◆ Source material ◆
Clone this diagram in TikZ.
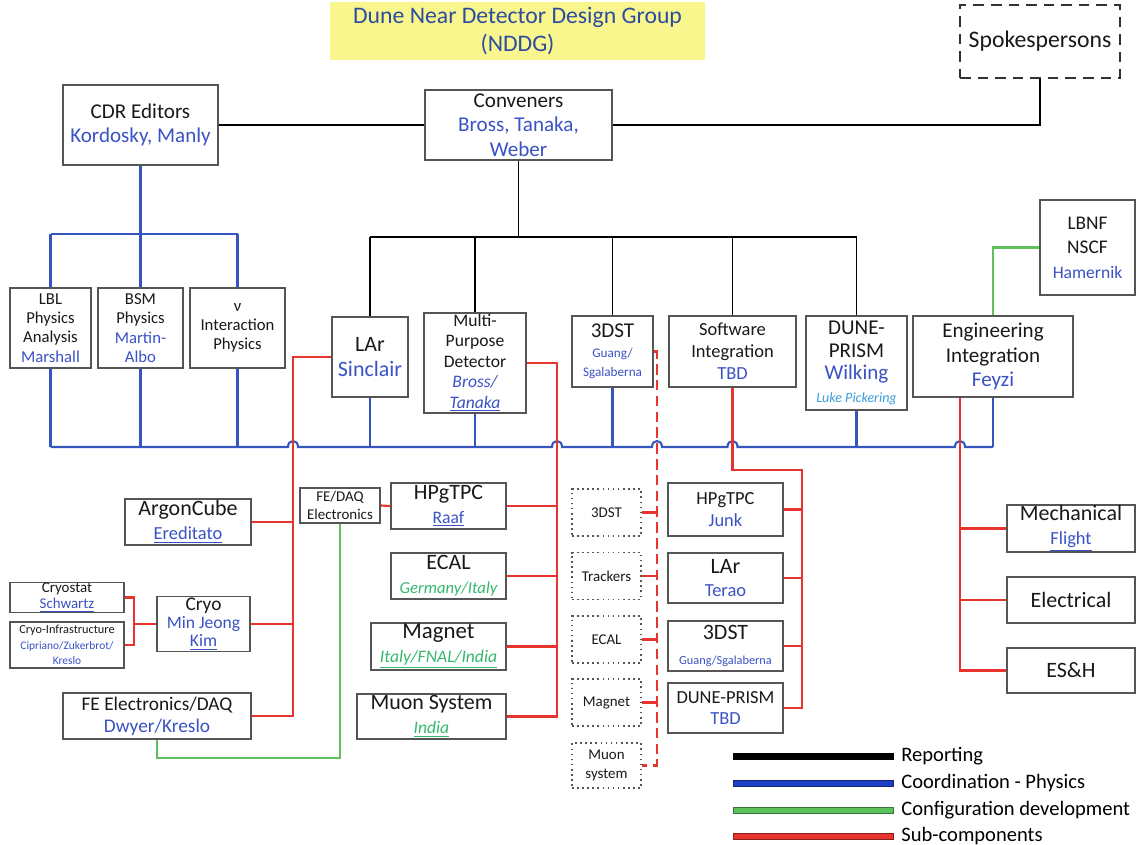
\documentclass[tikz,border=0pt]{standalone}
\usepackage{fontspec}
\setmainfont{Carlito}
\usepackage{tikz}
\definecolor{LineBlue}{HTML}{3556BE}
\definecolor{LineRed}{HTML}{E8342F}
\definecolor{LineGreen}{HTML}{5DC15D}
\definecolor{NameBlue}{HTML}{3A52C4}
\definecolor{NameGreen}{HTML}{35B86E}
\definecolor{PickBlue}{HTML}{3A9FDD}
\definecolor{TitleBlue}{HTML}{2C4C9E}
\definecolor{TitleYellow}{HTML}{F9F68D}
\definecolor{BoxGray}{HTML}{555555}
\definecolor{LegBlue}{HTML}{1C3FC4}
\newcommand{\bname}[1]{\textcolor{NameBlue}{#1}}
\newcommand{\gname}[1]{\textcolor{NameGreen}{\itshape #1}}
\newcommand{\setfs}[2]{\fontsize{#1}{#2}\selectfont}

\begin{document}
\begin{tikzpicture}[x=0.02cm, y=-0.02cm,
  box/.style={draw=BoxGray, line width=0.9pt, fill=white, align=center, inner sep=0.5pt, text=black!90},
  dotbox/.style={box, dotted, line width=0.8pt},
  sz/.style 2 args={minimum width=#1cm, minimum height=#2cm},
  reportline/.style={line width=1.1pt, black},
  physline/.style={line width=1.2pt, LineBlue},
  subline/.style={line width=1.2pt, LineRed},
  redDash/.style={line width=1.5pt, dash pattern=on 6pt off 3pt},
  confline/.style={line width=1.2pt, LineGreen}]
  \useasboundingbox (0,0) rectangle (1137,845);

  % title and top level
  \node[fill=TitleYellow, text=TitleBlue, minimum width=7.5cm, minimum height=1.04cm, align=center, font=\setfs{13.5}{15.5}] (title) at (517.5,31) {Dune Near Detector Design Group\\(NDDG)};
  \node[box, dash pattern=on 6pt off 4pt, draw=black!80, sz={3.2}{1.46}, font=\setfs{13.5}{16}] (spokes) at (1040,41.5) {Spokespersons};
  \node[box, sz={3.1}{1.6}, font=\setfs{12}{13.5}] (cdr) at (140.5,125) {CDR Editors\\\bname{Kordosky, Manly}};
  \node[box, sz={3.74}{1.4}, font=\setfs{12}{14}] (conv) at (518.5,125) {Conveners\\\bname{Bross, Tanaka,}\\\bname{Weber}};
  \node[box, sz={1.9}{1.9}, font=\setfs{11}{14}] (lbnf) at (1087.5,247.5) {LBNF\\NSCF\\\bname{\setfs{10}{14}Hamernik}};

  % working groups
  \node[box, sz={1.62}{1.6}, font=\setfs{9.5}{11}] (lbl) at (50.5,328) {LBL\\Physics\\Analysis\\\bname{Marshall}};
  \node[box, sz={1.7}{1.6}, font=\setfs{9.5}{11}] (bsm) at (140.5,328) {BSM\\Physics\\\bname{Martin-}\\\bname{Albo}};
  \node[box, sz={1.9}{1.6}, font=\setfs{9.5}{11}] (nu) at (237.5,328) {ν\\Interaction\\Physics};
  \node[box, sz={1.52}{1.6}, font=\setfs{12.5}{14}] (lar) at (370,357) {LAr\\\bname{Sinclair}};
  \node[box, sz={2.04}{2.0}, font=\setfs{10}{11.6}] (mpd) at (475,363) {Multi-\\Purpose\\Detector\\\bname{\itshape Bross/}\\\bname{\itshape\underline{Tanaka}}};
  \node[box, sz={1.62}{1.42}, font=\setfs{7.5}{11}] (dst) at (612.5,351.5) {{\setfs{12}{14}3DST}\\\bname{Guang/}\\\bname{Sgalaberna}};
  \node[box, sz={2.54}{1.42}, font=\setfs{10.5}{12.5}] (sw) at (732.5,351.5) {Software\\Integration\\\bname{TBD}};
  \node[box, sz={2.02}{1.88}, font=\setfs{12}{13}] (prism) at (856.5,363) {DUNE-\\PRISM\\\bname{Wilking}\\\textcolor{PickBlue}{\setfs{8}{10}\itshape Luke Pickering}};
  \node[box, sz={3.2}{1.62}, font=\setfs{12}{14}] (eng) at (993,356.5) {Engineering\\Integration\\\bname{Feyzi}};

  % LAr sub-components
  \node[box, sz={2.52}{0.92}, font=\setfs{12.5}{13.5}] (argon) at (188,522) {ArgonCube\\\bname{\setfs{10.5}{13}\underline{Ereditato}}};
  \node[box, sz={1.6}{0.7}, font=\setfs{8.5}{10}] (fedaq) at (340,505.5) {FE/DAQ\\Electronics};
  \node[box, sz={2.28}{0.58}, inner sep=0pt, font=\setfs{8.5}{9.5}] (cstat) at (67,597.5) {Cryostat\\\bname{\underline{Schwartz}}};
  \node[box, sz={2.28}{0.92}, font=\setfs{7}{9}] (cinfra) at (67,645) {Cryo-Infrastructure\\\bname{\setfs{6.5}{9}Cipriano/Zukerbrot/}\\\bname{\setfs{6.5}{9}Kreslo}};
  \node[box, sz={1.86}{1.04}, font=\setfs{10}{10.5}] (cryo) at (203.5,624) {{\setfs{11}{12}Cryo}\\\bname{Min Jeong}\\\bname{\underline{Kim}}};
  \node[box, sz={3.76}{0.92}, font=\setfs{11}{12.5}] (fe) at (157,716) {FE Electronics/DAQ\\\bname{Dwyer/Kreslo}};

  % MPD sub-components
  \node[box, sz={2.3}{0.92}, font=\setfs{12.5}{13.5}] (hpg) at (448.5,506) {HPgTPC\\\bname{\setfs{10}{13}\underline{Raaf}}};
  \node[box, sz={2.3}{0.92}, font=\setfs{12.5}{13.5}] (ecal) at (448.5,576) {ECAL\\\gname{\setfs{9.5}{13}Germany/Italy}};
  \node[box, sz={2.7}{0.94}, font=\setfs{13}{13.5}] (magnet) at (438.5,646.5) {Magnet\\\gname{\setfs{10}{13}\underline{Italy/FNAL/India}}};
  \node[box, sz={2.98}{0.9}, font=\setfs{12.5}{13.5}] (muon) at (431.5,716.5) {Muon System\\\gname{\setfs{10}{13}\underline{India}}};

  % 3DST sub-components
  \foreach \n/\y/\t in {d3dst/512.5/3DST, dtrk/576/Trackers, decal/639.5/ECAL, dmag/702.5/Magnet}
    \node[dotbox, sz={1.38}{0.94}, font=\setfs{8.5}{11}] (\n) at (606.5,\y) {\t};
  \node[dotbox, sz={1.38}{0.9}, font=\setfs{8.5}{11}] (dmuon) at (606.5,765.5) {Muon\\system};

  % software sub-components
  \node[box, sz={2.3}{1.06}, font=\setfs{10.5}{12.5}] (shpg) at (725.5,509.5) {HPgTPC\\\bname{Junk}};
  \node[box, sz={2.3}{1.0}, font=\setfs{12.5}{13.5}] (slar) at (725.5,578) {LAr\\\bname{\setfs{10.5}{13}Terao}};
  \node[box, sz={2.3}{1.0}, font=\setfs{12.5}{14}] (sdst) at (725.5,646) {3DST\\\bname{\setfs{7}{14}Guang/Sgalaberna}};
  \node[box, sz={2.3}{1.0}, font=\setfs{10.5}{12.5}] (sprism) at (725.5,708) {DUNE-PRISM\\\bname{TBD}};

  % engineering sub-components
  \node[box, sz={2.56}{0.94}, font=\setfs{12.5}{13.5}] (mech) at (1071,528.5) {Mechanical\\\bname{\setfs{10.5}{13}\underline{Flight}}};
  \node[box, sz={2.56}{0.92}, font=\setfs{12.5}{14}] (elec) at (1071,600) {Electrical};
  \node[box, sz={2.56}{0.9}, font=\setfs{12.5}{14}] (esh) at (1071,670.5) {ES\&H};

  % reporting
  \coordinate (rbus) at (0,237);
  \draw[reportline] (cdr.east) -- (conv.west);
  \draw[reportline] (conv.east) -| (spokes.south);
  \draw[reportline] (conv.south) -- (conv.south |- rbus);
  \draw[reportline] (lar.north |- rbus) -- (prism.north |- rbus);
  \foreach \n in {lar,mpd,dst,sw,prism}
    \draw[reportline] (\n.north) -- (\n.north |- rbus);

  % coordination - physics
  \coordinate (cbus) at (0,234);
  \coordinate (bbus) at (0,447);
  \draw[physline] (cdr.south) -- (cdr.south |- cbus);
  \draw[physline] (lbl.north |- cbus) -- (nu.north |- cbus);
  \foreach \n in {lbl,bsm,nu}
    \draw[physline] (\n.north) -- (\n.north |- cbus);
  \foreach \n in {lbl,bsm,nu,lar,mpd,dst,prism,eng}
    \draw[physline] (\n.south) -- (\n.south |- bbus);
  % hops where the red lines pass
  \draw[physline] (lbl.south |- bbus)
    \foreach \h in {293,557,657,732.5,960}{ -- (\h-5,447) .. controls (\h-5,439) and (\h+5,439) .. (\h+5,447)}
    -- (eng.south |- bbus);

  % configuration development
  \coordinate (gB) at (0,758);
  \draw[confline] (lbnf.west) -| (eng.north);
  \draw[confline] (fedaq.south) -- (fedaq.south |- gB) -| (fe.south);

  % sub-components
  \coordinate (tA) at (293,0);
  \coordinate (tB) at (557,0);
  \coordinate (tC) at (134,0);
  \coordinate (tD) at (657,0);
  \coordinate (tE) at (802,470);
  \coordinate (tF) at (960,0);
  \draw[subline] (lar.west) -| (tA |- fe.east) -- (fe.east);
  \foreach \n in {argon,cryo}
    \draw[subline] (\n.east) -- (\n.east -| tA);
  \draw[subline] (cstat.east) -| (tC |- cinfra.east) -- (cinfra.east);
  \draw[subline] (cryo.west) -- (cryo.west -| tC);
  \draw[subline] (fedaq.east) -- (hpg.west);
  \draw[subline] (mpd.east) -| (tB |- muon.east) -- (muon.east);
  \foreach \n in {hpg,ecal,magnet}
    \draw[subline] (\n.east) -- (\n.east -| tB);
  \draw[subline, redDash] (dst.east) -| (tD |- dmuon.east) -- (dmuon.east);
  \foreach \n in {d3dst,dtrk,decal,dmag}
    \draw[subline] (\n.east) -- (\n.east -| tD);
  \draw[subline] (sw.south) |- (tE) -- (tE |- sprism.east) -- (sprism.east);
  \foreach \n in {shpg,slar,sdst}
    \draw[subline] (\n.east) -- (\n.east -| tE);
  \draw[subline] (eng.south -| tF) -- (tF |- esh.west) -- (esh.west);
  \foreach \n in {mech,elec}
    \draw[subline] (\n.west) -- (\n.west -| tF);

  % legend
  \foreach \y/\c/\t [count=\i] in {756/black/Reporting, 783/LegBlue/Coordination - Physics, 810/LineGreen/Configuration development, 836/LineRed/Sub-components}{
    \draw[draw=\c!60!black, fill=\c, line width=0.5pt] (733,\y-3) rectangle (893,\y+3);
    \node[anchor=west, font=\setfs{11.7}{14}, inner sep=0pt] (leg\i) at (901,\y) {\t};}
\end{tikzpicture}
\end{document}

◆ What the task asks ◆
Your task is to return the lines above, from the first one up to and including the line containing "(lbnf) at (1087.5,247.5)", minus any pictures.

◆ Full response ◆
Clone this diagram in TikZ.
\documentclass[tikz,border=0pt]{standalone}
\usepackage{fontspec}
\setmainfont{Carlito}
\usepackage{tikz}
\definecolor{LineBlue}{HTML}{3556BE}
\definecolor{LineRed}{HTML}{E8342F}
\definecolor{LineGreen}{HTML}{5DC15D}
\definecolor{NameBlue}{HTML}{3A52C4}
\definecolor{NameGreen}{HTML}{35B86E}
\definecolor{PickBlue}{HTML}{3A9FDD}
\definecolor{TitleBlue}{HTML}{2C4C9E}
\definecolor{TitleYellow}{HTML}{F9F68D}
\definecolor{BoxGray}{HTML}{555555}
\definecolor{LegBlue}{HTML}{1C3FC4}
\newcommand{\bname}[1]{\textcolor{NameBlue}{#1}}
\newcommand{\gname}[1]{\textcolor{NameGreen}{\itshape #1}}
\newcommand{\setfs}[2]{\fontsize{#1}{#2}\selectfont}

\begin{document}
\begin{tikzpicture}[x=0.02cm, y=-0.02cm,
  box/.style={draw=BoxGray, line width=0.9pt, fill=white, align=center, inner sep=0.5pt, text=black!90},
  dotbox/.style={box, dotted, line width=0.8pt},
  sz/.style 2 args={minimum width=#1cm, minimum height=#2cm},
  reportline/.style={line width=1.1pt, black},
  physline/.style={line width=1.2pt, LineBlue},
  subline/.style={line width=1.2pt, LineRed},
  redDash/.style={line width=1.5pt, dash pattern=on 6pt off 3pt},
  confline/.style={line width=1.2pt, LineGreen}]
  \useasboundingbox (0,0) rectangle (1137,845);

  % title and top level
  \node[fill=TitleYellow, text=TitleBlue, minimum width=7.5cm, minimum height=1.04cm, align=center, font=\setfs{13.5}{15.5}] (title) at (517.5,31) {Dune Near Detector Design Group\\(NDDG)};
  \node[box, dash pattern=on 6pt off 4pt, draw=black!80, sz={3.2}{1.46}, font=\setfs{13.5}{16}] (spokes) at (1040,41.5) {Spokespersons};
  \node[box, sz={3.1}{1.6}, font=\setfs{12}{13.5}] (cdr) at (140.5,125) {CDR Editors\\\bname{Kordosky, Manly}};
  \node[box, sz={3.74}{1.4}, font=\setfs{12}{14}] (conv) at (518.5,125) {Conveners\\\bname{Bross, Tanaka,}\\\bname{Weber}};
  \node[box, sz={1.9}{1.9}, font=\setfs{11}{14}] (lbnf) at (1087.5,247.5) {LBNF\\NSCF\\\bname{\setfs{10}{14}Hamernik}};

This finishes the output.